START Source excerpt

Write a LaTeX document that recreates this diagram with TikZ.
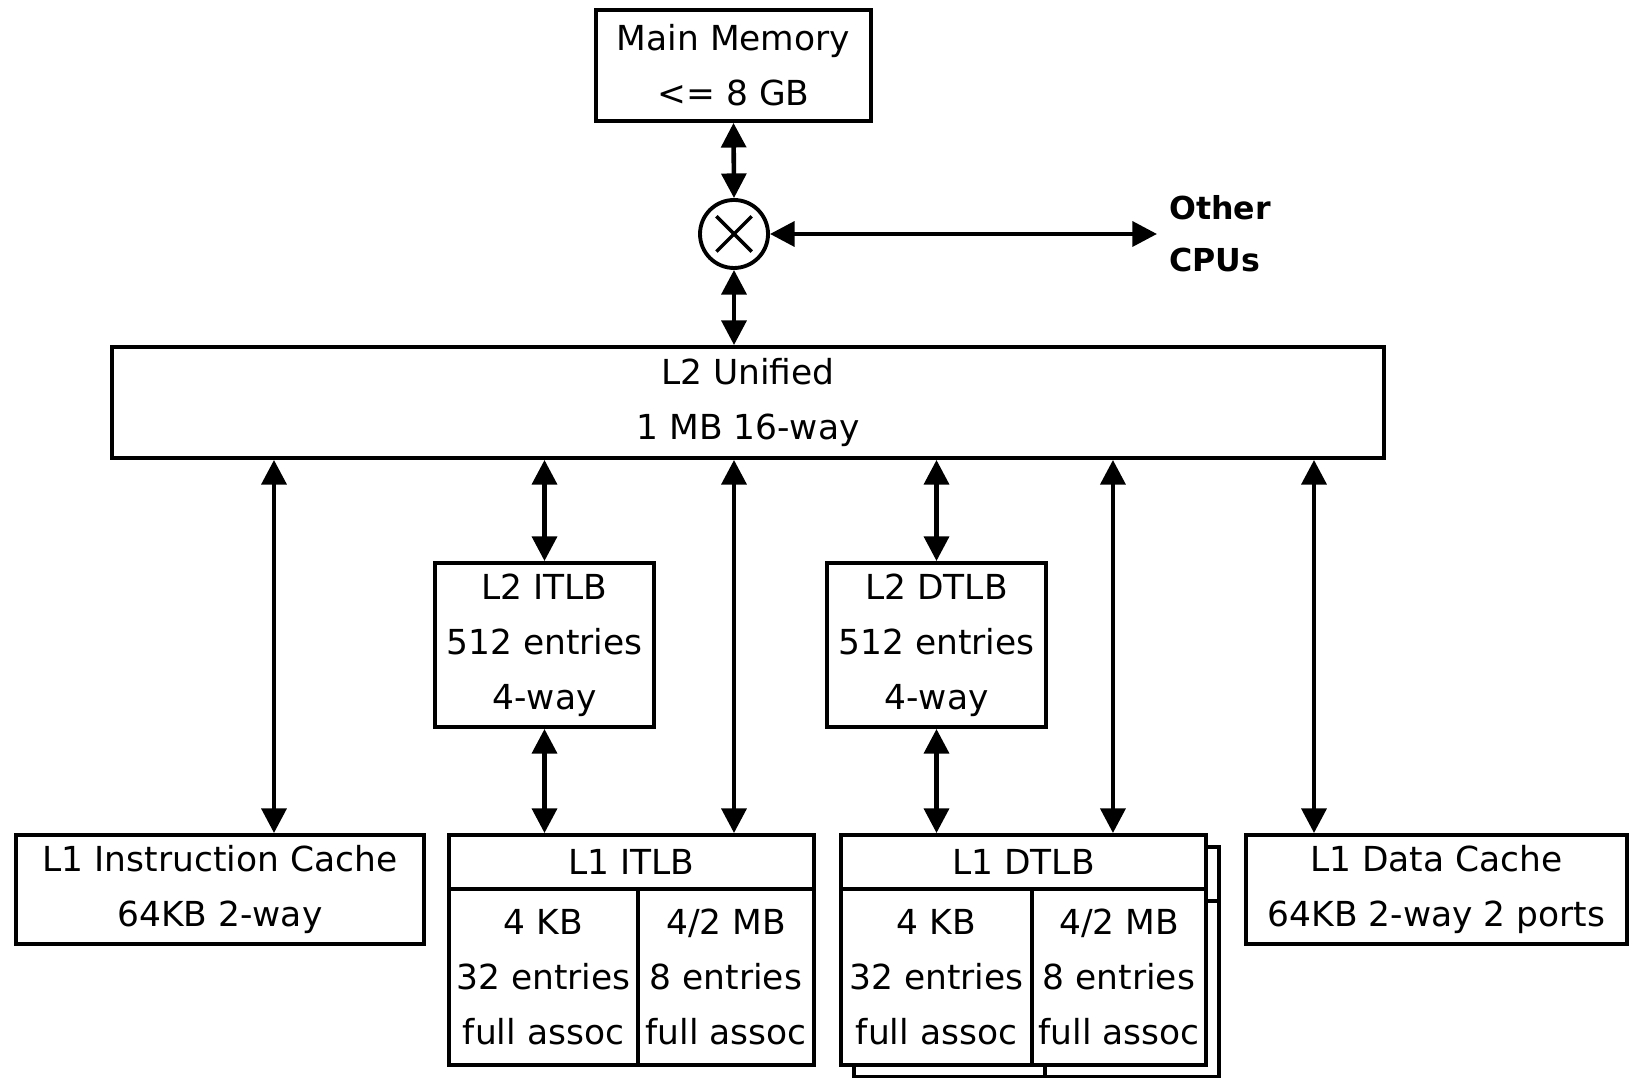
\documentclass[tikz,border=0pt]{standalone}
\usepackage{fontspec}
\setmainfont{DejaVu Sans}
\usetikzlibrary{arrows.meta}
\tikzstyle{blk}=[rectangle,draw=black,fill=white,line width=1.1pt,inner sep=0pt,
  align=center,font=\fontsize{9.8}{15.6}\selectfont]
\tikzstyle{xn}=[circle,draw=black,fill=white,line width=1.1pt,
  minimum size=0.68cm,inner sep=0pt]
\tikzstyle{lnk}=[line width=1.3pt,
  {Triangle[length=7pt,width=7pt]}-{Triangle[length=7pt,width=7pt]}]

\begin{document}
\begin{tikzpicture}
        \useasboundingbox (0,0) rectangle (16.35,10.77);
        \node[style=blk,minimum width=2.75cm,minimum height=1.11cm] (mem) at (7.335,10.115) {Main Memory\\<= 8 GB};
        \node[style=xn] (xbar) at (7.34,8.43) {};
        \node[font=\bfseries\fontsize{9}{14.8}\selectfont,align=left,anchor=west] (cpus) at (11.57,8.43) {Other\\CPUs};
        \node[style=blk,minimum width=12.72cm,minimum height=1.11cm] (l2) at (7.48,6.745) {L2 Unified\\1 MB 16-way};
        \node[style=blk,minimum width=2.19cm,minimum height=1.64cm] (l2i) at (5.445,4.32) {L2 ITLB\\512 entries\\4-way};
        \node[style=blk,minimum width=2.19cm,minimum height=1.64cm] (l2d) at (9.365,4.32) {L2 DTLB\\512 entries\\4-way};
        \node[style=blk,minimum width=4.08cm,minimum height=1.09cm] (l1i) at (2.20,1.875) {L1 Instruction Cache\\64KB 2-way};
        \node[style=blk,minimum width=3.81cm,minimum height=1.09cm] (l1d) at (14.365,1.875) {L1 Data Cache\\64KB 2-way 2 ports};
        % L1 ITLB
        \node[style=blk,minimum width=3.65cm,minimum height=0.54cm] (itlb) at (6.315,2.15) {L1 ITLB};
        \node[style=blk,minimum width=1.89cm,minimum height=1.76cm] (itlbl) at (5.435,1.00) {4 KB\\32 entries\\full assoc};
        \node[style=blk,minimum width=1.76cm,minimum height=1.76cm] (itlbr) at (7.26,1.00) {4/2 MB\\8 entries\\full assoc};
        % L1 DTLB, second copy behind
        \begin{scope}[xshift=0.13cm,yshift=-0.12cm]
                \node[style=blk,minimum width=3.65cm,minimum height=0.54cm] (dtlb2) at (10.235,2.15) {};
                \node[style=blk,minimum width=1.91cm,minimum height=1.76cm] (dtlbl2) at (9.365,1.00) {};
                \node[style=blk,minimum width=1.74cm,minimum height=1.76cm] (dtlbr2) at (11.19,1.00) {};
        \end{scope}
        \node[style=blk,minimum width=3.65cm,minimum height=0.54cm] (dtlb) at (10.235,2.15) {L1 DTLB};
        \node[style=blk,minimum width=1.91cm,minimum height=1.76cm] (dtlbl) at (9.365,1.00) {4 KB\\32 entries\\full assoc};
        \node[style=blk,minimum width=1.74cm,minimum height=1.76cm] (dtlbr) at (11.19,1.00) {4/2 MB\\8 entries\\full assoc};
        \draw[line width=1pt,shorten <=1.1mm,shorten >=1.1mm] (xbar.45) to (xbar.225);
        \draw[line width=1pt,shorten <=1.1mm,shorten >=1.1mm] (xbar.135) to (xbar.315);
        \coordinate (ic) at ([xshift=0.54cm]l1i.north);
        \coordinate (dc) at ([xshift=-0.95cm]dtlb.north east);
        \coordinate (ec) at ([xshift=-1.225cm]l1d.north);
        \draw[style=lnk] (mem.south) to (xbar.north);
        \draw[style=lnk] (xbar.south) to (l2.north -| xbar);
        \draw[style=lnk] (xbar.east) to (cpus.west |- xbar);
        \draw[style=lnk] (ic) to (ic |- l2.south);
        \draw[style=lnk] (l2i.north) to (l2i.north |- l2.south);
        \draw[style=lnk] (l2i.south) to (itlb.north -| l2i);
        \draw[style=lnk] (itlb.north -| xbar) to (l2.south -| xbar);
        \draw[style=lnk] (l2d.north) to (l2d.north |- l2.south);
        \draw[style=lnk] (l2d.south) to (dtlb.north -| l2d);
        \draw[style=lnk] (dc) to (dc |- l2.south);
        \draw[style=lnk] (ec) to (ec |- l2.south);
    \end{tikzpicture}
\end{document}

END Source excerpt

▸ **Do this**:
Repeat the material above word for word and skip every image in it.

▸ **Solution to this problem**:
Write a LaTeX document that recreates this diagram with TikZ.
\documentclass[tikz,border=0pt]{standalone}
\usepackage{fontspec}
\setmainfont{DejaVu Sans}
\usetikzlibrary{arrows.meta}
\tikzstyle{blk}=[rectangle,draw=black,fill=white,line width=1.1pt,inner sep=0pt,
  align=center,font=\fontsize{9.8}{15.6}\selectfont]
\tikzstyle{xn}=[circle,draw=black,fill=white,line width=1.1pt,
  minimum size=0.68cm,inner sep=0pt]
\tikzstyle{lnk}=[line width=1.3pt,
  {Triangle[length=7pt,width=7pt]}-{Triangle[length=7pt,width=7pt]}]

\begin{document}
\begin{tikzpicture}
        \useasboundingbox (0,0) rectangle (16.35,10.77);
        \node[style=blk,minimum width=2.75cm,minimum height=1.11cm] (mem) at (7.335,10.115) {Main Memory\\<= 8 GB};
        \node[style=xn] (xbar) at (7.34,8.43) {};
        \node[font=\bfseries\fontsize{9}{14.8}\selectfont,align=left,anchor=west] (cpus) at (11.57,8.43) {Other\\CPUs};
        \node[style=blk,minimum width=12.72cm,minimum height=1.11cm] (l2) at (7.48,6.745) {L2 Unified\\1 MB 16-way};
        \node[style=blk,minimum width=2.19cm,minimum height=1.64cm] (l2i) at (5.445,4.32) {L2 ITLB\\512 entries\\4-way};
        \node[style=blk,minimum width=2.19cm,minimum height=1.64cm] (l2d) at (9.365,4.32) {L2 DTLB\\512 entries\\4-way};
        \node[style=blk,minimum width=4.08cm,minimum height=1.09cm] (l1i) at (2.20,1.875) {L1 Instruction Cache\\64KB 2-way};
        \node[style=blk,minimum width=3.81cm,minimum height=1.09cm] (l1d) at (14.365,1.875) {L1 Data Cache\\64KB 2-way 2 ports};
        % L1 ITLB
        \node[style=blk,minimum width=3.65cm,minimum height=0.54cm] (itlb) at (6.315,2.15) {L1 ITLB};
        \node[style=blk,minimum width=1.89cm,minimum height=1.76cm] (itlbl) at (5.435,1.00) {4 KB\\32 entries\\full assoc};
        \node[style=blk,minimum width=1.76cm,minimum height=1.76cm] (itlbr) at (7.26,1.00) {4/2 MB\\8 entries\\full assoc};
        % L1 DTLB, second copy behind
        \begin{scope}[xshift=0.13cm,yshift=-0.12cm]
                \node[style=blk,minimum width=3.65cm,minimum height=0.54cm] (dtlb2) at (10.235,2.15) {};
                \node[style=blk,minimum width=1.91cm,minimum height=1.76cm] (dtlbl2) at (9.365,1.00) {};
                \node[style=blk,minimum width=1.74cm,minimum height=1.76cm] (dtlbr2) at (11.19,1.00) {};
        \end{scope}
        \node[style=blk,minimum width=3.65cm,minimum height=0.54cm] (dtlb) at (10.235,2.15) {L1 DTLB};
        \node[style=blk,minimum width=1.91cm,minimum height=1.76cm] (dtlbl) at (9.365,1.00) {4 KB\\32 entries\\full assoc};
        \node[style=blk,minimum width=1.74cm,minimum height=1.76cm] (dtlbr) at (11.19,1.00) {4/2 MB\\8 entries\\full assoc};
        \draw[line width=1pt,shorten <=1.1mm,shorten >=1.1mm] (xbar.45) to (xbar.225);
        \draw[line width=1pt,shorten <=1.1mm,shorten >=1.1mm] (xbar.135) to (xbar.315);
        \coordinate (ic) at ([xshift=0.54cm]l1i.north);
        \coordinate (dc) at ([xshift=-0.95cm]dtlb.north east);
        \coordinate (ec) at ([xshift=-1.225cm]l1d.north);
        \draw[style=lnk] (mem.south) to (xbar.north);
        \draw[style=lnk] (xbar.south) to (l2.north -| xbar);
        \draw[style=lnk] (xbar.east) to (cpus.west |- xbar);
        \draw[style=lnk] (ic) to (ic |- l2.south);
        \draw[style=lnk] (l2i.north) to (l2i.north |- l2.south);
        \draw[style=lnk] (l2i.south) to (itlb.north -| l2i);
        \draw[style=lnk] (itlb.north -| xbar) to (l2.south -| xbar);
        \draw[style=lnk] (l2d.north) to (l2d.north |- l2.south);
        \draw[style=lnk] (l2d.south) to (dtlb.north -| l2d);
        \draw[style=lnk] (dc) to (dc |- l2.south);
        \draw[style=lnk] (ec) to (ec |- l2.south);
    \end{tikzpicture}
\end{document}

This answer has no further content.